EXERCISE PROMPT —
Quote every line as written. Omit pictures.

SUPPLIED INFORMATION —
— BEGIN —
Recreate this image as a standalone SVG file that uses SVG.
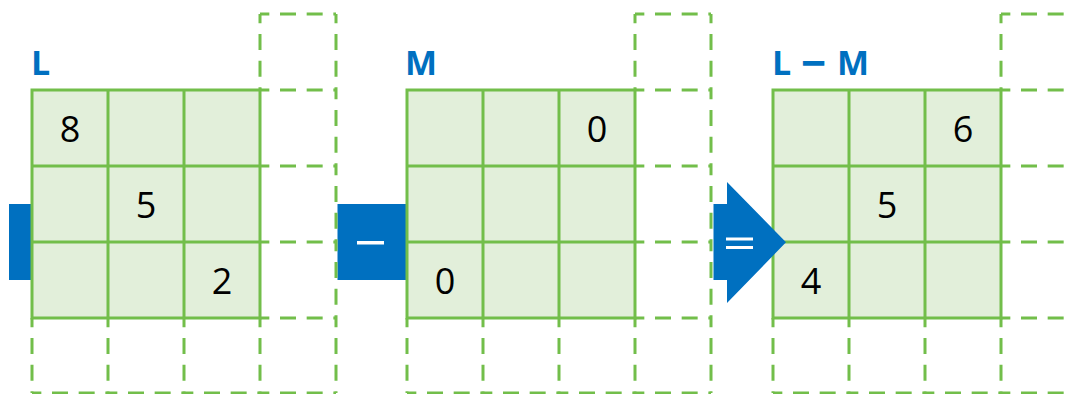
<svg xmlns="http://www.w3.org/2000/svg" width="1072" height="394" viewBox="0 0 1072 394">
<style>
.bg{fill:#ffffff}
.cellfill{fill:#E2EFDA;stroke:none}
.solid{fill:none;stroke:#72BE4A;stroke-width:3}
.dash{fill:none;stroke:#72BE4A;stroke-width:3;stroke-dasharray:16 10.67;stroke-dashoffset:6.67}
.num{font-family:"Open Sans","Liberation Sans",sans-serif;font-size:36px;fill:#000000;text-anchor:middle}
.lbl{font-family:"Open Sans","Liberation Sans",sans-serif;font-size:34px;font-weight:bold;fill:#0070C0}
.op{fill:#0070C0}
.opw{fill:#ffffff}
</style>
<defs>
<g id="gridShape">
<rect class="cellfill" x="0" y="0" width="228" height="228"/>
<path class="dash" d="M228 -76h76M228 0h76M228 76h76M228 152h76M228 228h76M0 303h76M76 303h76M152 303h76M228 303h76M228 -76v76M304 -76v76M304 0v76M304 76v76M304 152v76M304 228v75M0 228v75M76 228v75M152 228v75M228 228v75"/>
<path class="solid" d="M0 0h228v228h-228zM76 0v228M152 0v228M0 76h228M0 152h228"/>
</g>
</defs>
<rect class="bg" x="0" y="0" width="1072" height="394"/>
<g id="op-left">
<rect class="op" x="9" y="204" width="23" height="76"/>
</g>
<g id="op-minus">
<rect class="op" x="337.5" y="204" width="69.5" height="76"/>
<rect class="opw" x="357" y="241" width="27" height="3.5"/>
</g>
<g id="matrix-L">
<use href="#gridShape" transform="translate(32,90)"/>
<text class="lbl" x="31" y="75">L</text>
<text class="num" x="70" y="142">8</text>
<text class="num" x="146" y="218">5</text>
<text class="num" x="222" y="294">2</text>
</g>
<g id="matrix-M">
<use href="#gridShape" transform="translate(407,90)"/>
<text class="lbl" x="405" y="75">M</text>
<text class="num" x="597" y="142">0</text>
<text class="num" x="445" y="294">0</text>
</g>
<g id="matrix-LM">
<use href="#gridShape" transform="translate(773,90)"/>
<text class="lbl" x="772" y="75">L <tspan x="801" y="79" font-size="44">−</tspan> <tspan x="837" y="75">M</tspan></text>
<text class="num" x="963" y="142">6</text>
<text class="num" x="887" y="218">5</text>
<text class="num" x="811" y="294">4</text>
</g>
<g id="op-equals">
<polygon class="op" points="713.5,204 727,204 727,182 786,242.3 727,303 727,280 713.5,280"/>
<rect class="opw" x="726" y="237.5" width="27" height="3"/>
<rect class="opw" x="726" y="246" width="27" height="3"/>
</g>
<g id="connectors"></g>
</svg>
— END —
RESPONSE TO THE TASK —
Recreate this image as a standalone SVG file that uses SVG.
<svg xmlns="http://www.w3.org/2000/svg" width="1072" height="394" viewBox="0 0 1072 394">
<style>
.bg{fill:#ffffff}
.cellfill{fill:#E2EFDA;stroke:none}
.solid{fill:none;stroke:#72BE4A;stroke-width:3}
.dash{fill:none;stroke:#72BE4A;stroke-width:3;stroke-dasharray:16 10.67;stroke-dashoffset:6.67}
.num{font-family:"Open Sans","Liberation Sans",sans-serif;font-size:36px;fill:#000000;text-anchor:middle}
.lbl{font-family:"Open Sans","Liberation Sans",sans-serif;font-size:34px;font-weight:bold;fill:#0070C0}
.op{fill:#0070C0}
.opw{fill:#ffffff}
</style>
<defs>
<g id="gridShape">
<rect class="cellfill" x="0" y="0" width="228" height="228"/>
<path class="dash" d="M228 -76h76M228 0h76M228 76h76M228 152h76M228 228h76M0 303h76M76 303h76M152 303h76M228 303h76M228 -76v76M304 -76v76M304 0v76M304 76v76M304 152v76M304 228v75M0 228v75M76 228v75M152 228v75M228 228v75"/>
<path class="solid" d="M0 0h228v228h-228zM76 0v228M152 0v228M0 76h228M0 152h228"/>
</g>
</defs>
<rect class="bg" x="0" y="0" width="1072" height="394"/>
<g id="op-left">
<rect class="op" x="9" y="204" width="23" height="76"/>
</g>
<g id="op-minus">
<rect class="op" x="337.5" y="204" width="69.5" height="76"/>
<rect class="opw" x="357" y="241" width="27" height="3.5"/>
</g>
<g id="matrix-L">
<use href="#gridShape" transform="translate(32,90)"/>
<text class="lbl" x="31" y="75">L</text>
<text class="num" x="70" y="142">8</text>
<text class="num" x="146" y="218">5</text>
<text class="num" x="222" y="294">2</text>
</g>
<g id="matrix-M">
<use href="#gridShape" transform="translate(407,90)"/>
<text class="lbl" x="405" y="75">M</text>
<text class="num" x="597" y="142">0</text>
<text class="num" x="445" y="294">0</text>
</g>
<g id="matrix-LM">
<use href="#gridShape" transform="translate(773,90)"/>
<text class="lbl" x="772" y="75">L <tspan x="801" y="79" font-size="44">−</tspan> <tspan x="837" y="75">M</tspan></text>
<text class="num" x="963" y="142">6</text>
<text class="num" x="887" y="218">5</text>
<text class="num" x="811" y="294">4</text>
</g>
<g id="op-equals">
<polygon class="op" points="713.5,204 727,204 727,182 786,242.3 727,303 727,280 713.5,280"/>
<rect class="opw" x="726" y="237.5" width="27" height="3"/>
<rect class="opw" x="726" y="246" width="27" height="3"/>
</g>
<g id="connectors"></g>
</svg>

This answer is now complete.